Data management concerns are eased by managing data in a large single name space, where data is automatically tiered between higher performing components and more dense components. This process is based on policies, and data is readily available to compute resources via high-speed networks. This new platform will not be a limiting factor for Sanofi in achieving research innovation.
About RCH Solutions
RCH Solutions is a Managed Services Provider and a Systems Integrator with a specific focus and expertise in Research Computing. Since 1991, RCH has provided Solutions that include hardware, software, and services for Life Sciences and Healthcare companies. RCH has helped our customers achieve measureable performance results and cost savings by acting as experienced liaisons between the research teams and the information technology groups that support them. Our specific focus and experience in Research Computing has allowed RCH to become the trusted partner advisor of organizations that see value in Managed Services and System Integration expertise. As subject matter experts, we understand the entire research computing stack while ensuring comprehensive ownership, accountability and completeness. We believe the most effective and efficient model, to support Research computing, is nimble, transparent, responsive and adaptive to the unique needs of the scientists. RCH has a thorough understanding of and deep domain expertise in, the many challenges of Life Sciences – which allows us to help solve scientific and business problems with respect to research computing. Additional information about RCH Solutions can be found at www.rchsolutions.com
About EMC Corporation
EMC Corporation is a global leader in enabling businesses and service providers to transform their operations and deliver IT as a service. Fundamental to this transformation is cloud computing. Through innovative products and services, EMC accelerates the journey to cloud computing, helping IT departments to store, manage, protect and analyze their most valuable asset—information—in a more agile, trusted and cost-efficient way. Additional information about EMC can be found at www.EMC.com
EMC Isilon is fully committed to advances in application development—including supporting the trend to incorporate Hadoop into evolving Life Sciences applications. EMC Isilon is the only scale-out NAS platform natively integrated with the Hadoop Distributed File System (HDFS). Using HDFS as an over-the-wire protocol, you can deploy a powerful, efficient, and flexible Big Data storage and analytics ecosystem. Isilon storage and analytics solutions support multiple instances of Apache Hadoop distributions from different vendors simultaneously—including Pivotal HD, Cloudera CHD, and Hortonworks Data Platform. Our solutions also support both HDFS 1.0 and HDFS 2.0. This allows you to leverage the specific tools you need for each of your unstructured data analytics projects.
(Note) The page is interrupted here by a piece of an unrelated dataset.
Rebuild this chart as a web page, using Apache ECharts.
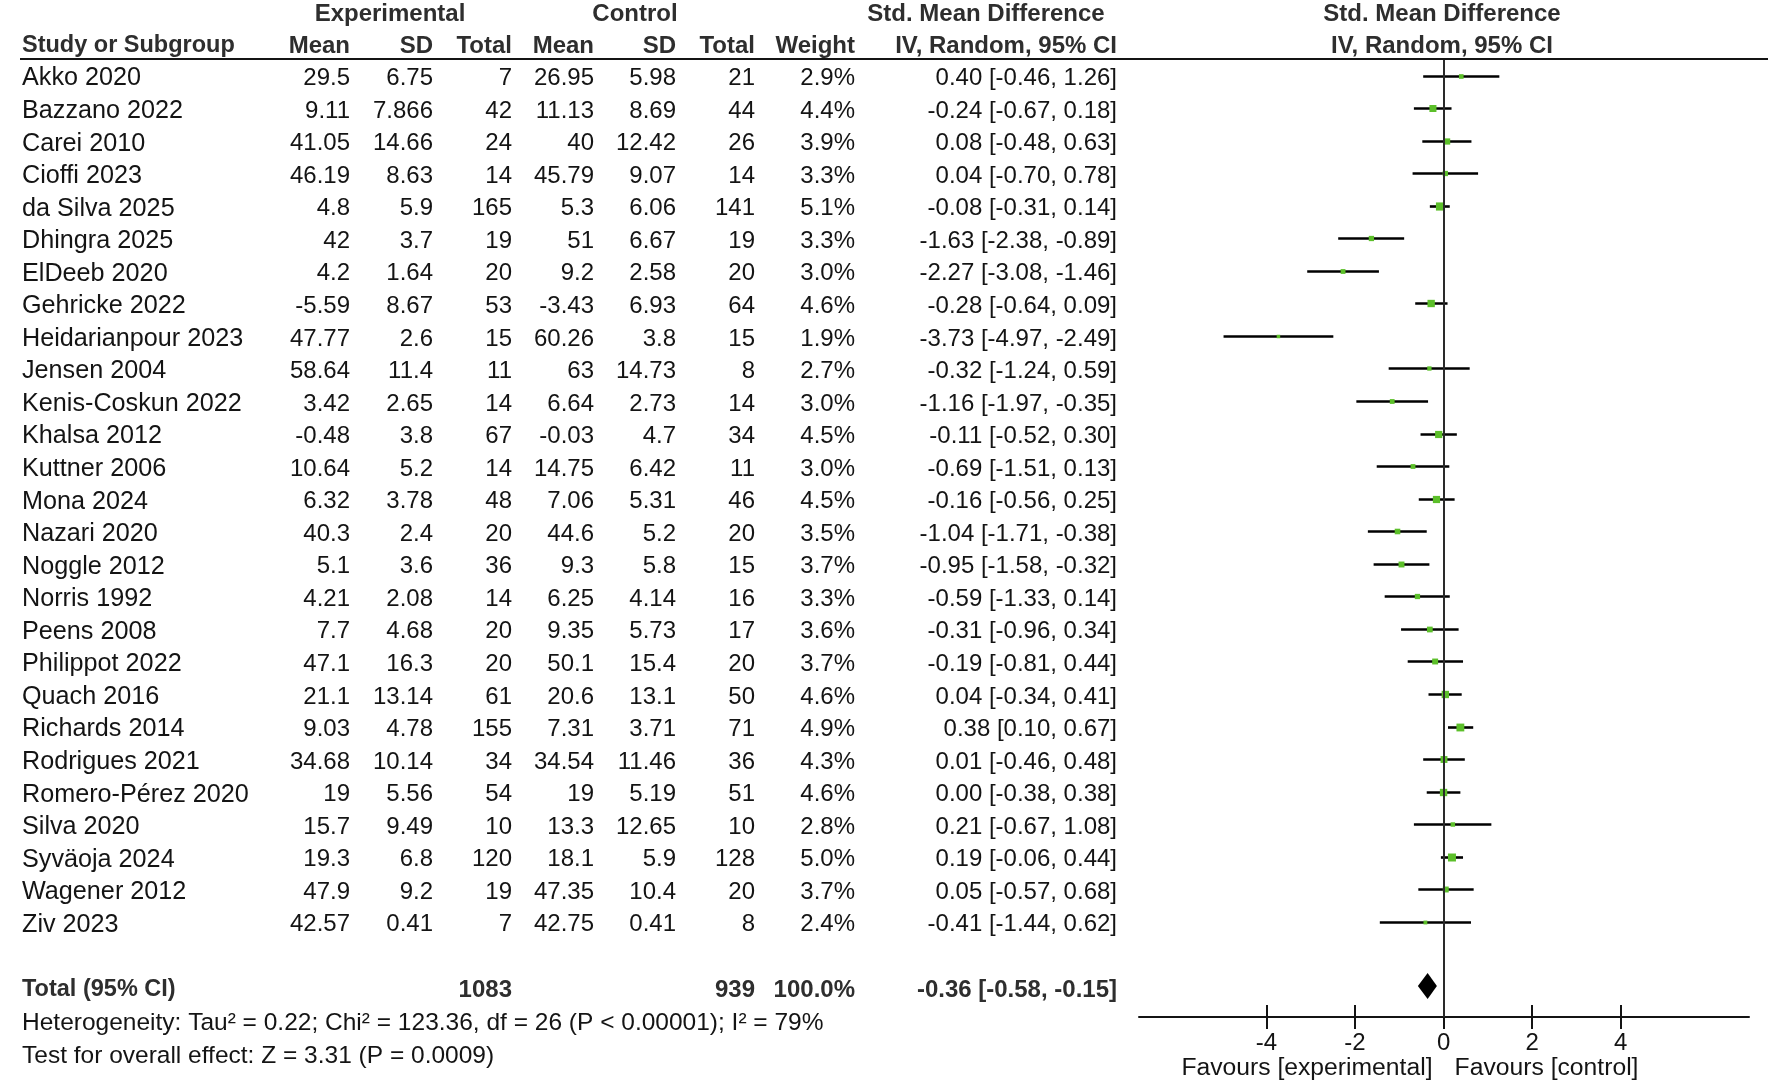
<!DOCTYPE html>
<html><head><meta charset="utf-8">
<script src="https://cdn.jsdelivr.net/npm/echarts@6/dist/echarts.min.js"></script>
<style>html,body{margin:0;padding:0;background:#fff}#c{width:1772px;height:1085px}</style>
</head><body><div id="c"></div>
<script>
// ---------------- DATA ----------------
const studies = ['Akko 2020','Bazzano 2022','Carei 2010','Cioffi 2023','da Silva 2025','Dhingra 2025','ElDeeb 2020','Gehricke 2022','Heidarianpour 2023','Jensen 2004','Kenis-Coskun 2022','Khalsa 2012','Kuttner 2006','Mona 2024','Nazari 2020','Noggle 2012','Norris 1992','Peens 2008','Philippot 2022','Quach 2016','Richards 2014','Rodrigues 2021','Romero-Pérez 2020','Silva 2020','Syväoja 2024','Wagener 2012','Ziv 2023'];
const expMean = [29.5, 9.11, 41.05, 46.19, 4.8, 42, 4.2, -5.59, 47.77, 58.64, 3.42, -0.48, 10.64, 6.32, 40.3, 5.1, 4.21, 7.7, 47.1, 21.1, 9.03, 34.68, 19, 15.7, 19.3, 47.9, 42.57];
const expSD = [6.75, 7.866, 14.66, 8.63, 5.9, 3.7, 1.64, 8.67, 2.6, 11.4, 2.65, 3.8, 5.2, 3.78, 2.4, 3.6, 2.08, 4.68, 16.3, 13.14, 4.78, 10.14, 5.56, 9.49, 6.8, 9.2, 0.41];
const expN = [7, 42, 24, 14, 165, 19, 20, 53, 15, 11, 14, 67, 14, 48, 20, 36, 14, 20, 20, 61, 155, 34, 54, 10, 120, 19, 7];
const ctlMean = [26.95, 11.13, 40, 45.79, 5.3, 51, 9.2, -3.43, 60.26, 63, 6.64, -0.03, 14.75, 7.06, 44.6, 9.3, 6.25, 9.35, 50.1, 20.6, 7.31, 34.54, 19, 13.3, 18.1, 47.35, 42.75];
const ctlSD = [5.98, 8.69, 12.42, 9.07, 6.06, 6.67, 2.58, 6.93, 3.8, 14.73, 2.73, 4.7, 6.42, 5.31, 5.2, 5.8, 4.14, 5.73, 15.4, 13.1, 3.71, 11.46, 5.19, 12.65, 5.9, 10.4, 0.41];
const ctlN = [21, 44, 26, 14, 141, 19, 20, 64, 15, 8, 14, 34, 11, 46, 20, 15, 16, 17, 20, 50, 71, 36, 51, 10, 128, 20, 8];
const weight = [2.9, 4.4, 3.9, 3.3, 5.1, 3.3, 3.0, 4.6, 1.9, 2.7, 3.0, 4.5, 3.0, 4.5, 3.5, 3.7, 3.3, 3.6, 3.7, 4.6, 4.9, 4.3, 4.6, 2.8, 5.0, 3.7, 2.4];
const smd = [0.40, -0.24, 0.08, 0.04, -0.08, -1.63, -2.27, -0.28, -3.73, -0.32, -1.16, -0.11, -0.69, -0.16, -1.04, -0.95, -0.59, -0.31, -0.19, 0.04, 0.38, 0.01, 0.00, 0.21, 0.19, 0.05, -0.41];
const ciLow = [-0.46, -0.67, -0.48, -0.70, -0.31, -2.38, -3.08, -0.64, -4.97, -1.24, -1.97, -0.52, -1.51, -0.56, -1.71, -1.58, -1.33, -0.96, -0.81, -0.34, 0.10, -0.46, -0.38, -0.67, -0.06, -0.57, -1.44];
const ciHigh = [1.26, 0.18, 0.63, 0.78, 0.14, -0.89, -1.46, 0.09, -2.49, 0.59, -0.35, 0.30, 0.13, 0.25, -0.38, -0.32, 0.14, 0.34, 0.44, 0.41, 0.67, 0.48, 0.38, 1.08, 0.44, 0.68, 0.62];
const totalLabel = 'Total (95% CI)';
const totalExpN = 1083, totalCtlN = 939, totalWeight = 100.0;
const totalSMD = -0.36, totalLow = -0.58, totalHigh = -0.15;
const heterogeneityText = 'Heterogeneity: Tau² = 0.22; Chi² = 123.36, df = 26 (P < 0.00001); I² = 79%';
const overallText = 'Test for overall effect: Z = 3.31 (P = 0.0009)';
const groupHeaders = ['Experimental', 'Control', 'Std. Mean Difference'];
const colHeaders = ['Study or Subgroup', 'Mean', 'SD', 'Total', 'Mean', 'SD', 'Total', 'Weight', 'IV, Random, 95% CI'];
const plotHeaders = ['Std. Mean Difference', 'IV, Random, 95% CI'];
const xTicks = [-4, -2, 0, 2, 4];
const favourLabels = ['Favours [experimental]', 'Favours [control]'];

// ---------------- LAYOUT ----------------
const FONT = '"Liberation Sans", Arial, sans-serif';
const ROW0 = 78.5, ROWH = 32.55;
const rowOf = y => (y - ROW0) / ROWH;
const COLX = {study: 22, expMean: 350, expSD: 433, expN: 512, ctlMean: 594, ctlSD: 676, ctlN: 755, weight: 855, ci: 1117};
const TOTAL_ROW = studies.length + 1;
const TXT = '#141414';
const HDR = '#2e2e2e';

const f2 = v => v.toFixed(2);
const ciStr = (m, l, h) => f2(m) + ' [' + f2(l) + ', ' + f2(h) + ']';

const cells = [];
function cell(x, row, text, align, bold, size) { cells.push({x, row, text: String(text), align, bold: !!bold, size: size || 24}); }
// headers
const h1 = rowOf(14), h2 = rowOf(46);
cell(390, h1, groupHeaders[0], 'center', true);
cell(635, h1, groupHeaders[1], 'center', true);
cell(986, h1, groupHeaders[2], 'center', true);
cell(COLX.study, h2, colHeaders[0], 'left', true, 23.5);
['expMean','expSD','expN','ctlMean','ctlSD','ctlN','weight','ci'].forEach((k, j) => cell(COLX[k], h2, colHeaders[j + 1], 'right', true));
cell(1442, h1, plotHeaders[0], 'center', true);
cell(1442, h2, plotHeaders[1], 'center', true);
// rows
studies.forEach((s, i) => {
  cell(COLX.study, i, s, 'left', false, 25.2);
  cell(COLX.expMean, i, expMean[i], 'right');
  cell(COLX.expSD, i, expSD[i], 'right');
  cell(COLX.expN, i, expN[i], 'right');
  cell(COLX.ctlMean, i, ctlMean[i], 'right');
  cell(COLX.ctlSD, i, ctlSD[i], 'right');
  cell(COLX.ctlN, i, ctlN[i], 'right');
  cell(COLX.weight, i, weight[i].toFixed(1) + '%', 'right');
  cell(COLX.ci, i, ciStr(smd[i], ciLow[i], ciHigh[i]), 'right');
});
cell(COLX.study, TOTAL_ROW, totalLabel, 'left', true, 23.5);
cell(COLX.expN, TOTAL_ROW, totalExpN, 'right', true);
cell(COLX.ctlN, TOTAL_ROW, totalCtlN, 'right', true);
cell(COLX.weight, TOTAL_ROW, totalWeight.toFixed(1) + '%', 'right', true);
cell(COLX.ci, TOTAL_ROW, ciStr(totalSMD, totalLow, totalHigh), 'right', true);
cell(COLX.study, rowOf(1023), heterogeneityText, 'left', false, 24.5);
cell(COLX.study, rowOf(1056), overallText, 'left', false, 24.5);

const forestTop = 59, axisY = 1017;
const chart = echarts.init(document.getElementById('c'), null, {renderer: 'canvas'});
const tickAxisBase = {
  gridIndex: 0, type: 'value', min: -6.88, max: 6.9, position: 'bottom',
  splitLine: {show: false}
};
chart.setOption({
  animation: false,
  backgroundColor: '#fff',
  grid: [
    {left: 1139, right: 23, top: forestTop, bottom: 1085 - axisY},
    {left: 0, right: 0, top: 0, bottom: 0}
  ],
  xAxis: [
    Object.assign({}, tickAxisBase, {
      axisLine: {show: true, onZero: false, lineStyle: {color: TXT, width: 2}},
      axisTick: {show: true, customValues: xTicks, length: 12, lineStyle: {color: TXT, width: 2}},
      axisLabel: {show: true, customValues: xTicks, margin: 14, fontSize: 24, fontFamily: FONT, color: TXT}
    }),
    Object.assign({}, tickAxisBase, {
      axisLine: {show: false, onZero: false},
      axisTick: {show: true, inside: true, customValues: xTicks, length: 12, lineStyle: {color: TXT, width: 2}},
      axisLabel: {show: false}
    }),
    {gridIndex: 1, type: 'value', min: 0, max: 1772, show: false}
  ],
  yAxis: [
    {gridIndex: 0, type: 'value', inverse: true, min: rowOf(forestTop), max: rowOf(axisY), show: false},
    {gridIndex: 1, type: 'value', inverse: true, min: rowOf(0), max: rowOf(1085), show: false}
  ],
  graphic: [{
    type: 'line', shape: {x1: 20, y1: forestTop, x2: 1768, y2: forestTop},
    style: {stroke: TXT, lineWidth: 2}, z: 10
  }],
  series: [
    {
      type: 'custom', xAxisIndex: 2, yAxisIndex: 1, silent: true,
      data: cells.map(c => [c.x, c.row]),
      encode: {x: 0, y: 1},
      renderItem: (params, api) => {
        const c = cells[params.dataIndex];
        const p = api.coord([api.value(0), api.value(1)]);
        return {type: 'text', x: p[0], y: p[1], style: {
          text: c.text, align: c.align, verticalAlign: 'middle',
          fontSize: c.size, fontWeight: c.bold ? 'bold' : 'normal',
          fontFamily: FONT, fill: c.bold ? HDR : TXT
        }};
      }
    },
    {
      type: 'custom', xAxisIndex: 0, yAxisIndex: 0, silent: true, clip: false,
      data: studies.map((s, i) => [smd[i], ciLow[i], ciHigh[i], i, weight[i]]),
      encode: {x: [0, 1, 2], y: 3},
      renderItem: (params, api) => {
        const r = api.value(3);
        const lo = api.coord([api.value(1), r]);
        const hi = api.coord([api.value(2), r]);
        const c = api.coord([api.value(0), r]);
        const y = Math.round(c[1] - 3) + 0.5;
        const s = Math.max(3.5, api.value(4) * 1.6);
        return {type: 'group', children: [
          {type: 'line', shape: {x1: lo[0], y1: y, x2: hi[0], y2: y}, style: {stroke: '#000', lineWidth: 2.6}},
          {type: 'rect', shape: {x: c[0] - s / 2, y: y - s / 2, width: s, height: s}, style: {fill: '#5cbf2a'}}
        ]};
      },
      markLine: {
        silent: true, symbol: ['none', 'none'], label: {show: false},
        lineStyle: {color: '#2a2a2a', width: 2, type: 'solid'},
        data: [{xAxis: 0}]
      }
    },
    {
      type: 'custom', xAxisIndex: 0, yAxisIndex: 0, silent: true, clip: false,
      data: [[totalSMD, totalLow, totalHigh, TOTAL_ROW]],
      encode: {x: [0, 1, 2], y: 3},
      renderItem: (params, api) => {
        const r = api.value(3);
        const lo = api.coord([api.value(1), r]);
        const hi = api.coord([api.value(2), r]);
        const c = api.coord([api.value(0), r]);
        const y = c[1] - 4;
        return {type: 'polygon', shape: {points: [[lo[0], y], [c[0], y - 13], [hi[0], y], [c[0], y + 13]]}, style: {fill: '#000'}};
      }
    },
    {
      type: 'custom', xAxisIndex: 0, yAxisIndex: 0, silent: true, clip: false,
      data: [[-0.25, rowOf(1068)], [0.25, rowOf(1068)]],
      encode: {x: 0, y: 1},
      renderItem: (params, api) => {
        const p = api.coord([api.value(0), api.value(1)]);
        return {type: 'text', x: p[0], y: p[1], style: {
          text: favourLabels[params.dataIndex], align: params.dataIndex === 0 ? 'right' : 'left',
          verticalAlign: 'middle', fontSize: 24.7, fontFamily: FONT, fill: TXT
        }};
      }
    }
  ]
});
</script>
</body></html>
Isilon’s in-place analytics approach eliminates the need to invest in a standalone Hadoop infrastructure. Our solution also allows you to eliminate the time and resources required to replicate your data into a separate infrastructure. This means that you can initiate data analytics projects faster and get results in a matter of minutes. And when your data changes, simply rerun the job with no re-ingest requirement.